Have you ever looked up at the sky and seen straight, wispy lines that made you wonder, “what is that?”
These lines are known as “contrails”, short for condensation trails, and are formed from the exhaust emissions from jet planes.
Unfortunately, contrails are linked to global warming. In fact, the aviation industry contributes an estimated 5% to the global warming problem.
Let's find out why and what can be done to reduce their effects?
Pollution From Planes
Planes pollute our atmosphere in two main ways. First, jet exhaust spews greenhouse gases into the atmosphere, which contributes to rising temperatures.
Secondly, the noxious exhaust contains black carbon, known as “soot.” As water molecules condense around these soot particles, they form icy plumes that become contrails. These plumes may last for a few seconds or hours or might spread out to become cirrus clouds.

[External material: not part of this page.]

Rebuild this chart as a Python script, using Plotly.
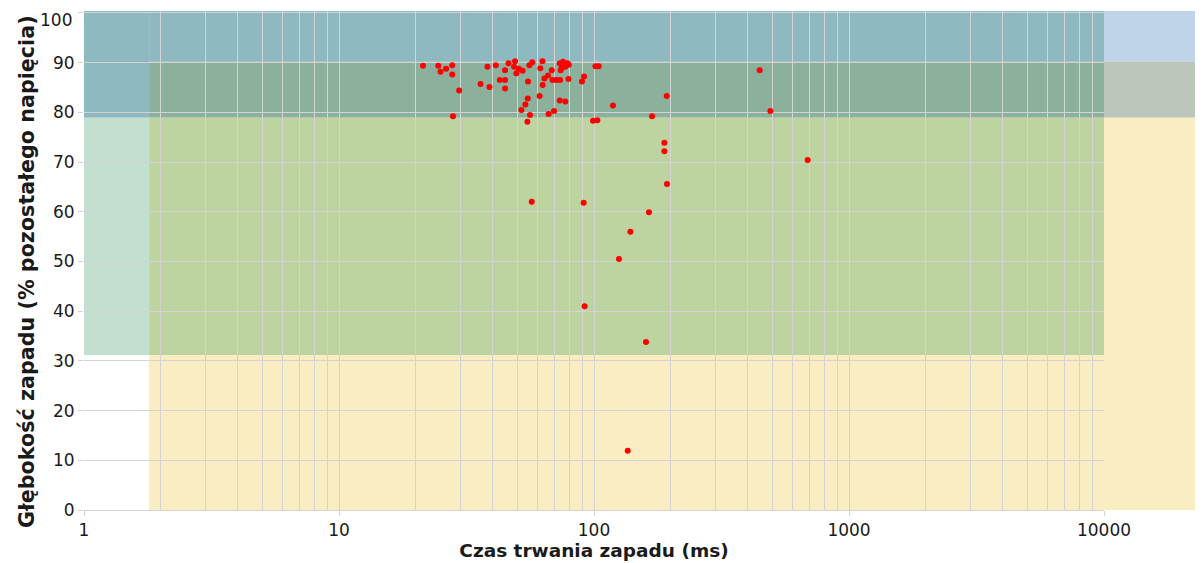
import plotly.graph_objects as go

# Data: voltage sag events
duration_ms = [21.35, 24.5, 25.0, 26.3, 27.8, 27.8, 29.6, 28.0, 38.2, 41.2,
               35.9, 38.9, 42.7, 44.8, 44.8, 44.8, 46.2, 49.0, 48.6, 50.7,
               52.5, 49.6, 55.8, 57.3, 55.1, 55.0, 53.8, 51.9, 56.1, 54.8,
               62.8, 61.6, 68.3, 66.0, 63.9, 62.9, 61.2, 68.7, 71.2, 73.6,
               79.4, 73.4, 77.2, 69.7, 66.4, 73.4, 75.6, 78.7, 79.6, 74.7,
               77.2, 74.0, 91.4, 89.7, 101.3, 104.3, 118.7, 99.1, 103.1, 192.8,
               168.9, 446.4, 491.7, 188.8, 188.8, 193.3, 91.1, 57.0, 164.3, 138.9,
               125.3, 91.9, 159.9, 135.6, 688.6]
depth_pct = [89.4, 89.4, 88.2, 88.8, 89.5, 87.6, 84.4, 79.2, 89.2, 89.5,
             85.7, 85.1, 86.5, 86.5, 88.5, 84.8, 89.9, 90.3, 89.2, 88.8,
             88.4, 87.9, 89.5, 90.1, 86.2, 82.8, 81.6, 80.5, 79.5, 78.1,
             90.3, 88.9, 88.5, 87.4, 86.8, 85.5, 83.3, 86.5, 86.5, 86.5,
             86.7, 82.4, 82.2, 80.3, 79.7, 89.9, 90.2, 89.9, 89.6, 89.0,
             89.2, 88.5, 87.2, 86.2, 89.3, 89.3, 81.4, 78.3, 78.4, 83.3,
             79.2, 88.5, 80.3, 73.9, 72.2, 65.6, 61.8, 62.0, 59.9, 56.0,
             50.5, 41.0, 33.8, 11.9, 70.4]

x_ticks = [1, 10, 100, 1000, 10000]
y_ticks = list(range(0, 101, 10))

# Tolerance zone boundaries
x_min, x_split, x_max = 1, 1.8, 10000
y_min, y_low, y_mid, y_high, y_top = 0, 31.2, 78.9, 90.2, 100.4

C_TEAL = "#8FB9C0"
C_DARK = "#8BB09B"
C_GREEN = "#C2DFD0"
C_GREEN_YEL = "#BDD3A0"
C_YELLOW = "#FBEDC2"
C_BLUE = "#BFD4E8"
C_BLUE_YEL = "#BCC6BB"

fig = go.Figure()
fig.add_trace(go.Scatter(
    x=duration_ms, y=depth_pct, mode="markers",
    marker=dict(color="#FF0000", size=6, line=dict(width=0)),
    showlegend=False, cliponaxis=False))

def rect(x0, x1, y0, y1, color, xref="x", yref="y"):
    fig.add_shape(type="rect", xref=xref, yref=yref, x0=x0, x1=x1, y0=y0, y1=y1,
                  fillcolor=color, line=dict(width=0), layer="below")

rect(x_min, x_split, y_mid, y_top, C_TEAL)
rect(x_split, x_max, y_high, y_top, C_TEAL)
rect(x_split, x_max, y_mid, y_high, C_DARK)
rect(x_min, x_split, y_low, y_mid, C_GREEN)
rect(x_split, x_max, y_low, y_mid, C_GREEN_YEL)
rect(x_split, x_max, y_min, y_low, C_YELLOW)

# Extension of zones beyond the axis (right side)
ext = 1.0892
span = y_top - y_min
rect(1.0, ext, (y_high - y_min) / span, 1.0, C_BLUE, "paper", "paper")
rect(1.0, ext, (y_mid - y_min) / span, (y_high - y_min) / span, C_BLUE_YEL, "paper", "paper")
rect(1.0, ext, 0.0, (y_mid - y_min) / span, C_YELLOW, "paper", "paper")

grid = "#D3D3D3"
txt = "#1a1a1a"
# top tick label is drawn as an annotation, nudged down so it is not cut off
y_ticktext = [str(v) if v != y_ticks[-1] else "" for v in y_ticks]

fig.update_layout(
    width=1204, height=563,
    margin=dict(l=76, r=108, t=3, b=61, autoexpand=False),
    paper_bgcolor="white", plot_bgcolor="white",
    font=dict(family="DejaVu Sans", color=txt),
    xaxis=dict(
        type="log", range=[0, 4], automargin=True,
        tickvals=x_ticks, ticktext=[str(v) for v in x_ticks],
        showgrid=True, gridcolor=grid, gridwidth=1,
        minor=dict(showgrid=True, gridcolor=grid, gridwidth=1, dtick="D1", ticks=""),
        ticks="outside", ticklen=5, tickcolor=grid,
        showline=True, linecolor=grid, linewidth=1,
        zeroline=False, ticklabeloverflow="allow",
        tickfont=dict(size=17, color=txt),
        title=dict(text="<b>Czas trwania zapadu (ms)</b>", font=dict(size=18.5, color=txt), standoff=4),
    ),
    yaxis=dict(
        range=[y_min, y_top], automargin=True,
        tickvals=y_ticks, ticktext=y_ticktext,
        showgrid=True, gridcolor=grid, gridwidth=1,
        ticks="outside", ticklen=5, tickcolor=grid,
        zeroline=False, showline=False, ticklabeloverflow="allow",
        tickfont=dict(size=17, color=txt),
    ),
)
fig.add_annotation(
    text=str(y_ticks[-1]), xref="paper", yref="paper", x=-0.0098, y=0.982,
    xanchor="right", yanchor="middle", showarrow=False,
    font=dict(size=17, color=txt))
fig.add_annotation(
    text="<b>Głębokość zapadu (% pozostałego napięcia)</b>",
    xref="paper", yref="paper", x=-0.0559, y=0.479,
    xanchor="center", yanchor="middle", textangle=-90, showarrow=False,
    font=dict(size=20.7, color=txt))

fig.write_html("out.html")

Contrails can reflect incoming sunlight, which has a cooling effect. However, they can also trap heat from the Earth, especially at nighttime, which has a warming effect, thus contributing to climate change.
Contrails form only under certain conditions. They form only at high altitudes in the tropopause region, over five miles above the Earth’s surface, in ice supersaturated regions (ISSRs). The temperature in these ISSRs is below -40 F.
Contrails are also most common over North America and Europe where such conditions are more prevalent.
How Can We Reduce Contrails?
Fortunately, only 10% of all planes produce contrails.
NASA researchers are experimenting with switching the current kerosene-based jet fuel with alternative biofuels. These biofuels are generated from fat, oils, or plants and can reduce soot in the jet exhaust by 70%. Individual nations must take steps to tighten jet fuel standards, as well.
Another way to prevent them is by avoiding flying through ISSRs, by using alternative routes. German scientists have additionally found that simply altering the altitudes of certain flights to avoid ISSRs by a few thousand feet, will reduce 80% of the contrails with no added cost.
All these solutions for eliminating contrails sound very promising. Hopefully, future generations of young kids can look up to fluffy clouds without being interrupted by unpleasant, planet-warming, sooty lines.